Task brief:
Where a line holds "chart", copy it.
==== Data extract ====
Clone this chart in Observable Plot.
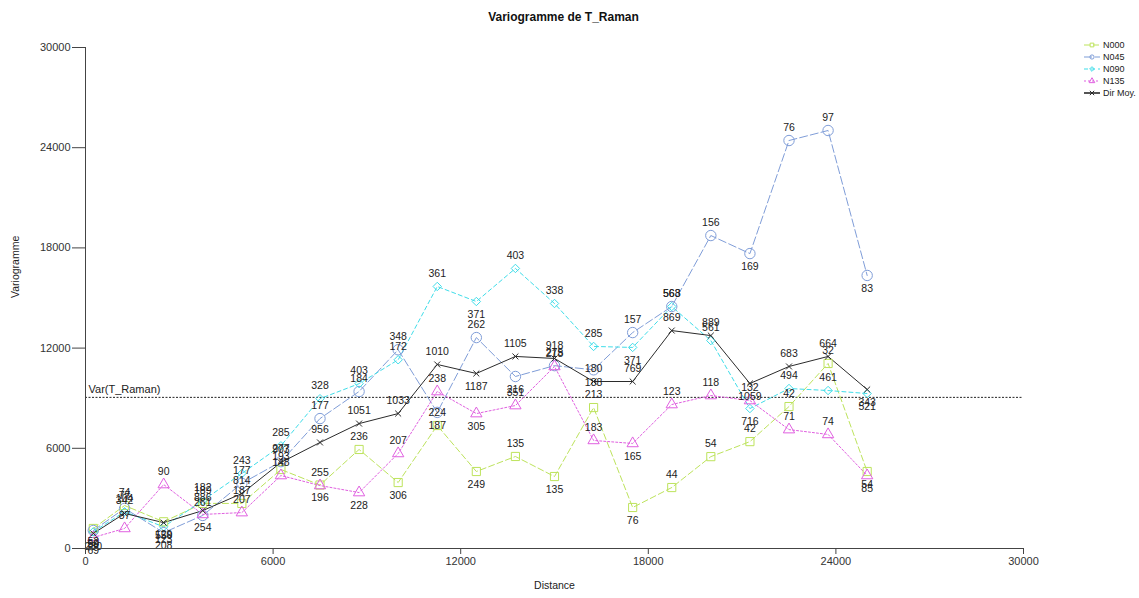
<!DOCTYPE html>
<html><head><meta charset="utf-8">
<script src="https://cdn.jsdelivr.net/npm/d3@7"></script>
<script src="https://cdn.jsdelivr.net/npm/@observablehq/plot@0.6"></script>
<style>
body{margin:0;background:#fff;}
#wrap{position:relative;width:1139px;height:598px;font-family:"Liberation Sans",Arial,sans-serif;}
#legend{position:absolute;left:1083px;top:39px;}
</style></head><body><div id="wrap"><div id="legend"></div></div>
<script>
// ---- data ----
const lags = [250,1250,2500,3750,5000,6250,7500,8750,10000,11250,12500,13750,15000,16250,17500,18750,20000,21250,22500,23750,25000];
const n000 = [1200,2575,1600,2700,2700,4730,3800,5930,3950,7365,4610,5510,4310,8440,2455,3650,5500,6400,8500,11080,4610];
const n045 = [1080,2400,950,1980,3900,5200,7780,9400,11900,8150,12630,10300,10950,10700,12930,14490,18740,17660,24430,25030,16350];
const n090 = [1000,2200,1300,2870,4490,6150,8970,9870,11300,15690,14790,16770,14670,12100,12040,14490,12450,8380,9580,9460,9280];
const n135 = [660,1200,3830,2040,2150,4370,3770,3350,5690,9400,8080,8560,10900,6470,6290,8620,9160,8860,7120,6830,4370];
const dirMoy = [900,2100,1550,2270,3290,5150,6350,7480,8080,11020,10480,11500,11380,10000,10000,13050,12750,9880,10900,11500,9520];
const c000 = [52,74,129,189,187,193,196,236,306,224,249,135,135,213,76,44,54,42,42,32,54];
const c045 = [59,77,208,261,177,277,177,184,348,187,262,216,275,188,157,563,156,169,76,97,83];
const c090 = [50,104,123,182,243,285,328,403,172,361,371,403,338,285,371,568,561,716,494,461,521];
const c135 = [69,87,90,254,207,148,255,228,207,238,305,351,218,183,165,123,118,132,71,74,85];
const cDir = [230,342,550,886,814,903,956,1051,1033,1010,1187,1105,918,180,769,869,889,1059,683,664,343];
const seriesNames = ["N000","N045","N090","N135","Dir Moy."];
const varValue = 9050;
const varLabel = "Var(T_Raman)";
const xTicks = [0,6000,12000,18000,24000,30000];
const yTicks = [0,6000,12000,18000,24000,30000];

// ---- styles ----
const seriesValues = [n000,n045,n090,n135,dirMoy];
const seriesCounts = [c000,c045,c090,c135,cDir];
const colors = ["#bde35c","#7f9dd8","#3fdde9","#e060e0","#2b2b2b"];
const dashes = ["6,3","8,3","4,3","2,2",null];
const symbols = ["square","circle","diamond2","triangle","times"];
const radii = [4.6,5.2,3.8,4.2,2.8];

const marks = [];
marks.push(Plot.ruleY([varValue], {x1: 0, x2: 30000, stroke: "#222", strokeWidth: 1, strokeDasharray: "2,1.5"}));
marks.push(Plot.text([varLabel], {x: 0, y: varValue, dx: 3, dy: -8, textAnchor: "start", fontSize: 11, fill: "#222"}));

const allRows = seriesNames.map((name, s) => {
  const vals = seriesValues[s];
  return lags.map((x, i) => {
    const prev = i > 0 ? vals[i-1] : Infinity;
    const next = i < vals.length - 1 ? vals[i+1] : Infinity;
    return {series: name, x, y: vals[i], n: String(seriesCounts[s][i]), below: vals[i] < prev && vals[i] < next};
  });
});

allRows.forEach((rows, s) => {
  marks.push(Plot.line(rows, {x: "x", y: "y", stroke: colors[s], strokeWidth: 1, strokeDasharray: dashes[s]}));
});
allRows.forEach((rows, s) => {
  marks.push(Plot.dot(rows, {x: "x", y: "y", symbol: symbols[s], r: radii[s], stroke: colors[s], fill: "none", strokeWidth: 1}));
});
allRows.forEach((rows, s) => {
  marks.push(Plot.text(rows.filter(d => !d.below), {x: "x", y: "y", text: d => d.n, dy: -13, fontSize: 10.5, fill: "#222"}));
  marks.push(Plot.text(rows.filter(d => d.below), {x: "x", y: "y", text: d => d.n, dy: 13, fontSize: 10.5, fill: "#222"}));
});

marks.push(Plot.ruleX([0], {y1: 0, y2: 30000, stroke: "#444"}));
marks.push(Plot.ruleY([0], {x1: 0, x2: 30000, stroke: "#444"}));
marks.push(Plot.axisX({ticks: xTicks, tickSize: 6, tickPadding: 3, tickFormat: d => String(d), label: null, fontSize: 11, stroke: "#444", color: "#333"}));
marks.push(Plot.axisY({ticks: yTicks, tickSize: 13, tickPadding: 2, tickFormat: d => String(d), label: null, fontSize: 11, stroke: "#444", color: "#333"}));
marks.push(Plot.text(["Distance"], {frameAnchor: "bottom", dy: 40, fontSize: 10.5, fill: "#222"}));
marks.push(Plot.text(["Variogramme"], {frameAnchor: "left", dx: -70, rotate: -90, fontSize: 10.5, fill: "#222"}));
marks.push(Plot.text(["Variogramme de T_Raman"], {frameAnchor: "top", dy: -35, dx: 9, fontSize: 12, fontWeight: "bold", fill: "#111"}));

const chart = Plot.plot({
  width: 1139, height: 598,
  marginLeft: 85, marginRight: 116, marginTop: 47, marginBottom: 50,
  x: {domain: [0, 30000]},
  y: {domain: [0, 30000]},
  style: {fontFamily: "'Liberation Sans', Arial, sans-serif", background: "#fff"},
  marks
});
document.getElementById("wrap").prepend(chart);

// ---- legend ----
const lg = d3.select("#legend").append("svg").attr("width", 56).attr("height", 64)
  .style("font-family", "'Liberation Sans', Arial, sans-serif").style("font-size", "9px");
seriesNames.forEach((name, s) => {
  const g = lg.append("g").attr("transform", `translate(0,${6 + s * 12})`);
  g.append("line").attr("x1", 1).attr("x2", 17).attr("y1", 0).attr("y2", 0)
    .attr("stroke", colors[s]).attr("stroke-width", s === 4 ? 1.6 : 1.2).attr("stroke-dasharray", dashes[s]);
  const symMap = {square: d3.symbolSquare, circle: d3.symbolCircle, diamond2: d3.symbolDiamond2, triangle: d3.symbolTriangle, times: d3.symbolTimes};
  g.append("path").attr("d", d3.symbol(symMap[symbols[s]], 14)()).attr("transform", "translate(9,0)")
    .attr("fill", "none").attr("stroke", colors[s]);
  g.append("text").attr("x", 20).attr("y", 3).attr("fill", "#222").text(name);
});
</script></body></html>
====
Reply:
Clone this chart in Observable Plot.
const chart = Plot.plot({
document.getElementById("wrap").prepend(chart);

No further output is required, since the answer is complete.